Set exercise | Without the pictures, return all of the material exactly as written.
[Dataset excerpt start]
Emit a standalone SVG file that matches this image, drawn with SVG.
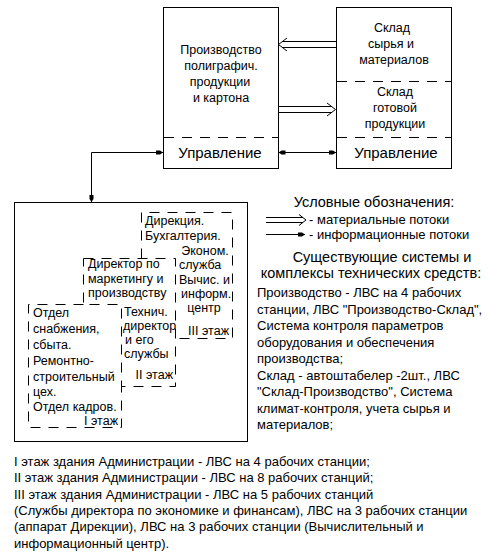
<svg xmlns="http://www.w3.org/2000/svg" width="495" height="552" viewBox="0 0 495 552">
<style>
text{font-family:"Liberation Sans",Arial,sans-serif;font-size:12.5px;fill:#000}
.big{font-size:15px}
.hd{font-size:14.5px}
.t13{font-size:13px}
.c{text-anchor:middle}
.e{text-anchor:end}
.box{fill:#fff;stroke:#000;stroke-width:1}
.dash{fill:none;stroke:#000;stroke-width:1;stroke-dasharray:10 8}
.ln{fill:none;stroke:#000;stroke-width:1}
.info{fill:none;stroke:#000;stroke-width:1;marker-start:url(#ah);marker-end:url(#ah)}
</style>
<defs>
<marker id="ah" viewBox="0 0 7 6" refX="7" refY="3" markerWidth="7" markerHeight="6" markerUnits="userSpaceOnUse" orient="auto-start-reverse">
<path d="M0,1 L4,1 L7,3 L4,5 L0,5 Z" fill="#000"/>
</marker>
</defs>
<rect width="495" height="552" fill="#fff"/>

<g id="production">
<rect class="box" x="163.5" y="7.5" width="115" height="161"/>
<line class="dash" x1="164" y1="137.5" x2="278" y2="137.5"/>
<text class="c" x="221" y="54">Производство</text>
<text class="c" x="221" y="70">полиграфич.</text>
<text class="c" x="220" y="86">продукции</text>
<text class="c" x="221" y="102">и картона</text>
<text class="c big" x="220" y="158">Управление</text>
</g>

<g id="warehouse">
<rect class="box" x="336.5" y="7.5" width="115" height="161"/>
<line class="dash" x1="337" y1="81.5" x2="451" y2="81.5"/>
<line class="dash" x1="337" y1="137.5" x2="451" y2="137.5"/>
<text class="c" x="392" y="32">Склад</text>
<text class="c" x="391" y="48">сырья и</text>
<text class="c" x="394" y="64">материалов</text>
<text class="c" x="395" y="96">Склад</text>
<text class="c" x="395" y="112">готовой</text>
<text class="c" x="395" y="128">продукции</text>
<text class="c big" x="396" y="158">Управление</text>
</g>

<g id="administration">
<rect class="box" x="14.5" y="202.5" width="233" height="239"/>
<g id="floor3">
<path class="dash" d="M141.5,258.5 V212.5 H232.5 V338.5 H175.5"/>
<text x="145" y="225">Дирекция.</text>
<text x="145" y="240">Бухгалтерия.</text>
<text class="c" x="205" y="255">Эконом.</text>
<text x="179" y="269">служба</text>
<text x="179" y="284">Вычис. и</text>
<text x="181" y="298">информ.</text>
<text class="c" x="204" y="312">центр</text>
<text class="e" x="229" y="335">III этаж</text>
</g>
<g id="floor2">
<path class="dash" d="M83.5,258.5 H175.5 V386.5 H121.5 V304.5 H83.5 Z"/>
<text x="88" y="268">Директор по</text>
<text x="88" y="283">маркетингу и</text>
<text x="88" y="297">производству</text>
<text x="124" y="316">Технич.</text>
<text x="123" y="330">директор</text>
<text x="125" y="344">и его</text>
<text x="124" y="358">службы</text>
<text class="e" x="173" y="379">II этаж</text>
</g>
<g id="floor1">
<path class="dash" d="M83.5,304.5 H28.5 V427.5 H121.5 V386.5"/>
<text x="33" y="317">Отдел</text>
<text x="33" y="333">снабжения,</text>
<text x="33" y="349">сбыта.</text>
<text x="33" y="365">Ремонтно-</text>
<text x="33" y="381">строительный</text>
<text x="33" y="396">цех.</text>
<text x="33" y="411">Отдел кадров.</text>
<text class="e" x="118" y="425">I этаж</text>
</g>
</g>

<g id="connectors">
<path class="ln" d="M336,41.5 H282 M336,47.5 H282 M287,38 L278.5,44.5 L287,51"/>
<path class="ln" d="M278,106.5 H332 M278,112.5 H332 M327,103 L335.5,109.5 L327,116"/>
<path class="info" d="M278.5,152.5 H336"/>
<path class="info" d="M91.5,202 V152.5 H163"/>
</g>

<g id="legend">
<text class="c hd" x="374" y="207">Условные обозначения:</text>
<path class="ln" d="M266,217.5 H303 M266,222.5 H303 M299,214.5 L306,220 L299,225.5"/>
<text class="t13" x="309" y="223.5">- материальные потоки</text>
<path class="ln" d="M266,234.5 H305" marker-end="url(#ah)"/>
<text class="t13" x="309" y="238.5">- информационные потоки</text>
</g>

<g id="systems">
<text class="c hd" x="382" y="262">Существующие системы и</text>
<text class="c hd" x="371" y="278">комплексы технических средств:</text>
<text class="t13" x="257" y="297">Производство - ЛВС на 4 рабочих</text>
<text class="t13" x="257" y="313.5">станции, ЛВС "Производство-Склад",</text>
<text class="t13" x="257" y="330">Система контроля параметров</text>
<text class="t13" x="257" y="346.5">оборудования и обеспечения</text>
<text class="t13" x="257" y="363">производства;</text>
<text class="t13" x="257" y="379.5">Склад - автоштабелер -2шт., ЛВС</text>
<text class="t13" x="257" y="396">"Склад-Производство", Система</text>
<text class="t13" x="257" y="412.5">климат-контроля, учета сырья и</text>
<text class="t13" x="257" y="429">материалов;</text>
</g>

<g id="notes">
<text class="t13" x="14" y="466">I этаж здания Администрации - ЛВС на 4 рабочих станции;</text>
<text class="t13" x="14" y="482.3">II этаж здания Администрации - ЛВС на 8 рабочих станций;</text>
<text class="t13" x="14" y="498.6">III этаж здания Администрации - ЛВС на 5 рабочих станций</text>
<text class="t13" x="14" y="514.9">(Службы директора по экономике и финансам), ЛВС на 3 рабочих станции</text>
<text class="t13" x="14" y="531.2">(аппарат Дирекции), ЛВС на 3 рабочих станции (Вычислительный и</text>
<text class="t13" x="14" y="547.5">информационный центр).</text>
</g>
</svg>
[Dataset excerpt end]
Reply |
Emit a standalone SVG file that matches this image, drawn with SVG.
<svg xmlns="http://www.w3.org/2000/svg" width="495" height="552" viewBox="0 0 495 552">
<style>
text{font-family:"Liberation Sans",Arial,sans-serif;font-size:12.5px;fill:#000}
.big{font-size:15px}
.hd{font-size:14.5px}
.t13{font-size:13px}
.c{text-anchor:middle}
.e{text-anchor:end}
.box{fill:#fff;stroke:#000;stroke-width:1}
.dash{fill:none;stroke:#000;stroke-width:1;stroke-dasharray:10 8}
.ln{fill:none;stroke:#000;stroke-width:1}
.info{fill:none;stroke:#000;stroke-width:1;marker-start:url(#ah);marker-end:url(#ah)}
</style>
<defs>
<marker id="ah" viewBox="0 0 7 6" refX="7" refY="3" markerWidth="7" markerHeight="6" markerUnits="userSpaceOnUse" orient="auto-start-reverse">
<path d="M0,1 L4,1 L7,3 L4,5 L0,5 Z" fill="#000"/>
</marker>
</defs>
<rect width="495" height="552" fill="#fff"/>

<g id="production">
<rect class="box" x="163.5" y="7.5" width="115" height="161"/>
<line class="dash" x1="164" y1="137.5" x2="278" y2="137.5"/>
<text class="c" x="221" y="54">Производство</text>
<text class="c" x="221" y="70">полиграфич.</text>
<text class="c" x="220" y="86">продукции</text>
<text class="c" x="221" y="102">и картона</text>
<text class="c big" x="220" y="158">Управление</text>
</g>

<g id="warehouse">
<rect class="box" x="336.5" y="7.5" width="115" height="161"/>
<line class="dash" x1="337" y1="81.5" x2="451" y2="81.5"/>
<line class="dash" x1="337" y1="137.5" x2="451" y2="137.5"/>
<text class="c" x="392" y="32">Склад</text>
<text class="c" x="391" y="48">сырья и</text>
<text class="c" x="394" y="64">материалов</text>
<text class="c" x="395" y="96">Склад</text>
<text class="c" x="395" y="112">готовой</text>
<text class="c" x="395" y="128">продукции</text>
<text class="c big" x="396" y="158">Управление</text>
</g>

<g id="administration">
<rect class="box" x="14.5" y="202.5" width="233" height="239"/>
<g id="floor3">
<path class="dash" d="M141.5,258.5 V212.5 H232.5 V338.5 H175.5"/>
<text x="145" y="225">Дирекция.</text>
<text x="145" y="240">Бухгалтерия.</text>
<text class="c" x="205" y="255">Эконом.</text>
<text x="179" y="269">служба</text>
<text x="179" y="284">Вычис. и</text>
<text x="181" y="298">информ.</text>
<text class="c" x="204" y="312">центр</text>
<text class="e" x="229" y="335">III этаж</text>
</g>
<g id="floor2">
<path class="dash" d="M83.5,258.5 H175.5 V386.5 H121.5 V304.5 H83.5 Z"/>
<text x="88" y="268">Директор по</text>
<text x="88" y="283">маркетингу и</text>
<text x="88" y="297">производству</text>
<text x="124" y="316">Технич.</text>
<text x="123" y="330">директор</text>
<text x="125" y="344">и его</text>
<text x="124" y="358">службы</text>
<text class="e" x="173" y="379">II этаж</text>
</g>
<g id="floor1">
<path class="dash" d="M83.5,304.5 H28.5 V427.5 H121.5 V386.5"/>
<text x="33" y="317">Отдел</text>
<text x="33" y="333">снабжения,</text>
<text x="33" y="349">сбыта.</text>
<text x="33" y="365">Ремонтно-</text>
<text x="33" y="381">строительный</text>
<text x="33" y="396">цех.</text>
<text x="33" y="411">Отдел кадров.</text>
<text class="e" x="118" y="425">I этаж</text>
</g>
</g>

<g id="connectors">
<path class="ln" d="M336,41.5 H282 M336,47.5 H282 M287,38 L278.5,44.5 L287,51"/>
<path class="ln" d="M278,106.5 H332 M278,112.5 H332 M327,103 L335.5,109.5 L327,116"/>
<path class="info" d="M278.5,152.5 H336"/>
<path class="info" d="M91.5,202 V152.5 H163"/>
</g>

<g id="legend">
<text class="c hd" x="374" y="207">Условные обозначения:</text>
<path class="ln" d="M266,217.5 H303 M266,222.5 H303 M299,214.5 L306,220 L299,225.5"/>
<text class="t13" x="309" y="223.5">- материальные потоки</text>
<path class="ln" d="M266,234.5 H305" marker-end="url(#ah)"/>
<text class="t13" x="309" y="238.5">- информационные потоки</text>
</g>

<g id="systems">
<text class="c hd" x="382" y="262">Существующие системы и</text>
<text class="c hd" x="371" y="278">комплексы технических средств:</text>
<text class="t13" x="257" y="297">Производство - ЛВС на 4 рабочих</text>
<text class="t13" x="257" y="313.5">станции, ЛВС "Производство-Склад",</text>
<text class="t13" x="257" y="330">Система контроля параметров</text>
<text class="t13" x="257" y="346.5">оборудования и обеспечения</text>
<text class="t13" x="257" y="363">производства;</text>
<text class="t13" x="257" y="379.5">Склад - автоштабелер -2шт., ЛВС</text>
<text class="t13" x="257" y="396">"Склад-Производство", Система</text>
<text class="t13" x="257" y="412.5">климат-контроля, учета сырья и</text>
<text class="t13" x="257" y="429">материалов;</text>
</g>

<g id="notes">
<text class="t13" x="14" y="466">I этаж здания Администрации - ЛВС на 4 рабочих станции;</text>
<text class="t13" x="14" y="482.3">II этаж здания Администрации - ЛВС на 8 рабочих станций;</text>
<text class="t13" x="14" y="498.6">III этаж здания Администрации - ЛВС на 5 рабочих станций</text>
<text class="t13" x="14" y="514.9">(Службы директора по экономике и финансам), ЛВС на 3 рабочих станции</text>
<text class="t13" x="14" y="531.2">(аппарат Дирекции), ЛВС на 3 рабочих станции (Вычислительный и</text>
<text class="t13" x="14" y="547.5">информационный центр).</text>
</g>
</svg>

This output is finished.